- **Directions for this task**:
Reproduce each line of the material exactly, minus any picture.

- **Material**:

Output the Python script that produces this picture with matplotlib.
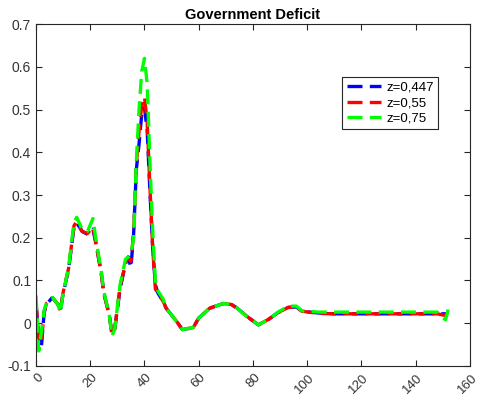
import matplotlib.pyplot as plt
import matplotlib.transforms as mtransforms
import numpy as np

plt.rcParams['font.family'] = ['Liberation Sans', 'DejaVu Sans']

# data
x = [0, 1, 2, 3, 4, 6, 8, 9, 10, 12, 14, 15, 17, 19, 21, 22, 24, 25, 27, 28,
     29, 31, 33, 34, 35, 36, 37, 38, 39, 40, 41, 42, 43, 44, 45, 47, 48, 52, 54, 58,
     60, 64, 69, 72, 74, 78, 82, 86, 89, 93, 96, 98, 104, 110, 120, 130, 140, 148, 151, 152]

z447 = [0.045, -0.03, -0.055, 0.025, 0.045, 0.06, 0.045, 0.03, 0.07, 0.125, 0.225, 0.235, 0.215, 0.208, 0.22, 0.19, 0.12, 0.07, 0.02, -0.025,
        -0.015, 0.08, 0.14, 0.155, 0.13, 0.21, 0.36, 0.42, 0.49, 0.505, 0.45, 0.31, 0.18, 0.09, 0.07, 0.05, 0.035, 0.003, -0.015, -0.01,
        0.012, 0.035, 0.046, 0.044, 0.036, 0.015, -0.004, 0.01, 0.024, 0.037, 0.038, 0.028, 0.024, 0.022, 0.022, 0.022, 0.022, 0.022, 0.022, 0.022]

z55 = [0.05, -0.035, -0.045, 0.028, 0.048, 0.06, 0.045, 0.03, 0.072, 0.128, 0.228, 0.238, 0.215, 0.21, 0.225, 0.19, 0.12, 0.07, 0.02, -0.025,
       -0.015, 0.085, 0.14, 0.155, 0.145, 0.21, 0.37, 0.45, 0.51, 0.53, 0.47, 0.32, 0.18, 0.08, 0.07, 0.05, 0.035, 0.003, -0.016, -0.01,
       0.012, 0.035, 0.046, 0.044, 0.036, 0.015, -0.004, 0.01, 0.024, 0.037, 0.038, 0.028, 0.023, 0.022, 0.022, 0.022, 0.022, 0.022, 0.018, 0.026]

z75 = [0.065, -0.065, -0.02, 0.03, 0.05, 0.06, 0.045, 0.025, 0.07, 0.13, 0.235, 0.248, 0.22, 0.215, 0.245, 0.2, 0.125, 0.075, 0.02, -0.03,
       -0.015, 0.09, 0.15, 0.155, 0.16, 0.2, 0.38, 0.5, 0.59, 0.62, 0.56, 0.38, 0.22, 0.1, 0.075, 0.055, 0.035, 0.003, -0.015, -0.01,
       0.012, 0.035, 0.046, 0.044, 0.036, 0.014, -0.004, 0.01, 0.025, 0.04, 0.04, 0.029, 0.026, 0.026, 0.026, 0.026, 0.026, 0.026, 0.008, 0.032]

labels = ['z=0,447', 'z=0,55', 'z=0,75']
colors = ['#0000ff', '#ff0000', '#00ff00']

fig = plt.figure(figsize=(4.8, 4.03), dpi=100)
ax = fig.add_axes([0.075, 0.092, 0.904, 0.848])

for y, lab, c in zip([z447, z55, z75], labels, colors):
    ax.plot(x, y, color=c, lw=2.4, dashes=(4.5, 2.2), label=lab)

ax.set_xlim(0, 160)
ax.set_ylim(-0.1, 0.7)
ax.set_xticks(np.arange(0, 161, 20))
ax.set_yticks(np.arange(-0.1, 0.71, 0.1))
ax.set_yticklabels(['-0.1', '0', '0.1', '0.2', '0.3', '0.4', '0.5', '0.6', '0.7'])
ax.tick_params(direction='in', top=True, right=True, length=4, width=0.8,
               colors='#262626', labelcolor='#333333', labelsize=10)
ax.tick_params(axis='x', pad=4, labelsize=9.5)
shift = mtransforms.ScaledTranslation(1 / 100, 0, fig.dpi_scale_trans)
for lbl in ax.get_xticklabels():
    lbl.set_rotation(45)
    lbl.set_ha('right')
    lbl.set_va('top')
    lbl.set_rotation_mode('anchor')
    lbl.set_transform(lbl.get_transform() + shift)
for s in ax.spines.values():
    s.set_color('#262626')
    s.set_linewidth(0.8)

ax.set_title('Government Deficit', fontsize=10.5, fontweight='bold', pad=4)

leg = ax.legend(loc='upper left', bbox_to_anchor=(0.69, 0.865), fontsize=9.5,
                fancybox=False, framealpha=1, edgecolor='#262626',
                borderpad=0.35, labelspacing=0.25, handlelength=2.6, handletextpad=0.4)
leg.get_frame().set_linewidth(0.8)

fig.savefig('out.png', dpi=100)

- **Solved exercise**:
Output the Python script that produces this picture with matplotlib.
import matplotlib.pyplot as plt
import matplotlib.transforms as mtransforms
import numpy as np

plt.rcParams['font.family'] = ['Liberation Sans', 'DejaVu Sans']

# data
x = [0, 1, 2, 3, 4, 6, 8, 9, 10, 12, 14, 15, 17, 19, 21, 22, 24, 25, 27, 28,
     29, 31, 33, 34, 35, 36, 37, 38, 39, 40, 41, 42, 43, 44, 45, 47, 48, 52, 54, 58,
     60, 64, 69, 72, 74, 78, 82, 86, 89, 93, 96, 98, 104, 110, 120, 130, 140, 148, 151, 152]

z447 = [0.045, -0.03, -0.055, 0.025, 0.045, 0.06, 0.045, 0.03, 0.07, 0.125, 0.225, 0.235, 0.215, 0.208, 0.22, 0.19, 0.12, 0.07, 0.02, -0.025,
        -0.015, 0.08, 0.14, 0.155, 0.13, 0.21, 0.36, 0.42, 0.49, 0.505, 0.45, 0.31, 0.18, 0.09, 0.07, 0.05, 0.035, 0.003, -0.015, -0.01,
        0.012, 0.035, 0.046, 0.044, 0.036, 0.015, -0.004, 0.01, 0.024, 0.037, 0.038, 0.028, 0.024, 0.022, 0.022, 0.022, 0.022, 0.022, 0.022, 0.022]

z55 = [0.05, -0.035, -0.045, 0.028, 0.048, 0.06, 0.045, 0.03, 0.072, 0.128, 0.228, 0.238, 0.215, 0.21, 0.225, 0.19, 0.12, 0.07, 0.02, -0.025,
       -0.015, 0.085, 0.14, 0.155, 0.145, 0.21, 0.37, 0.45, 0.51, 0.53, 0.47, 0.32, 0.18, 0.08, 0.07, 0.05, 0.035, 0.003, -0.016, -0.01,
       0.012, 0.035, 0.046, 0.044, 0.036, 0.015, -0.004, 0.01, 0.024, 0.037, 0.038, 0.028, 0.023, 0.022, 0.022, 0.022, 0.022, 0.022, 0.018, 0.026]

z75 = [0.065, -0.065, -0.02, 0.03, 0.05, 0.06, 0.045, 0.025, 0.07, 0.13, 0.235, 0.248, 0.22, 0.215, 0.245, 0.2, 0.125, 0.075, 0.02, -0.03,
       -0.015, 0.09, 0.15, 0.155, 0.16, 0.2, 0.38, 0.5, 0.59, 0.62, 0.56, 0.38, 0.22, 0.1, 0.075, 0.055, 0.035, 0.003, -0.015, -0.01,
       0.012, 0.035, 0.046, 0.044, 0.036, 0.014, -0.004, 0.01, 0.025, 0.04, 0.04, 0.029, 0.026, 0.026, 0.026, 0.026, 0.026, 0.026, 0.008, 0.032]

labels = ['z=0,447', 'z=0,55', 'z=0,75']
colors = ['#0000ff', '#ff0000', '#00ff00']

fig = plt.figure(figsize=(4.8, 4.03), dpi=100)
ax = fig.add_axes([0.075, 0.092, 0.904, 0.848])

for y, lab, c in zip([z447, z55, z75], labels, colors):
    ax.plot(x, y, color=c, lw=2.4, dashes=(4.5, 2.2), label=lab)

ax.set_xlim(0, 160)
ax.set_ylim(-0.1, 0.7)
ax.set_xticks(np.arange(0, 161, 20))
ax.set_yticks(np.arange(-0.1, 0.71, 0.1))
ax.set_yticklabels(['-0.1', '0', '0.1', '0.2', '0.3', '0.4', '0.5', '0.6', '0.7'])
ax.tick_params(direction='in', top=True, right=True, length=4, width=0.8,
               colors='#262626', labelcolor='#333333', labelsize=10)
ax.tick_params(axis='x', pad=4, labelsize=9.5)
shift = mtransforms.ScaledTranslation(1 / 100, 0, fig.dpi_scale_trans)
for lbl in ax.get_xticklabels():
    lbl.set_rotation(45)
    lbl.set_ha('right')
    lbl.set_va('top')
    lbl.set_rotation_mode('anchor')
    lbl.set_transform(lbl.get_transform() + shift)
for s in ax.spines.values():
    s.set_color('#262626')
    s.set_linewidth(0.8)

ax.set_title('Government Deficit', fontsize=10.5, fontweight='bold', pad=4)

leg = ax.legend(loc='upper left', bbox_to_anchor=(0.69, 0.865), fontsize=9.5,
                fancybox=False, framealpha=1, edgecolor='#262626',
                borderpad=0.35, labelspacing=0.25, handlelength=2.6, handletextpad=0.4)
leg.get_frame().set_linewidth(0.8)

fig.savefig('out.png', dpi=100)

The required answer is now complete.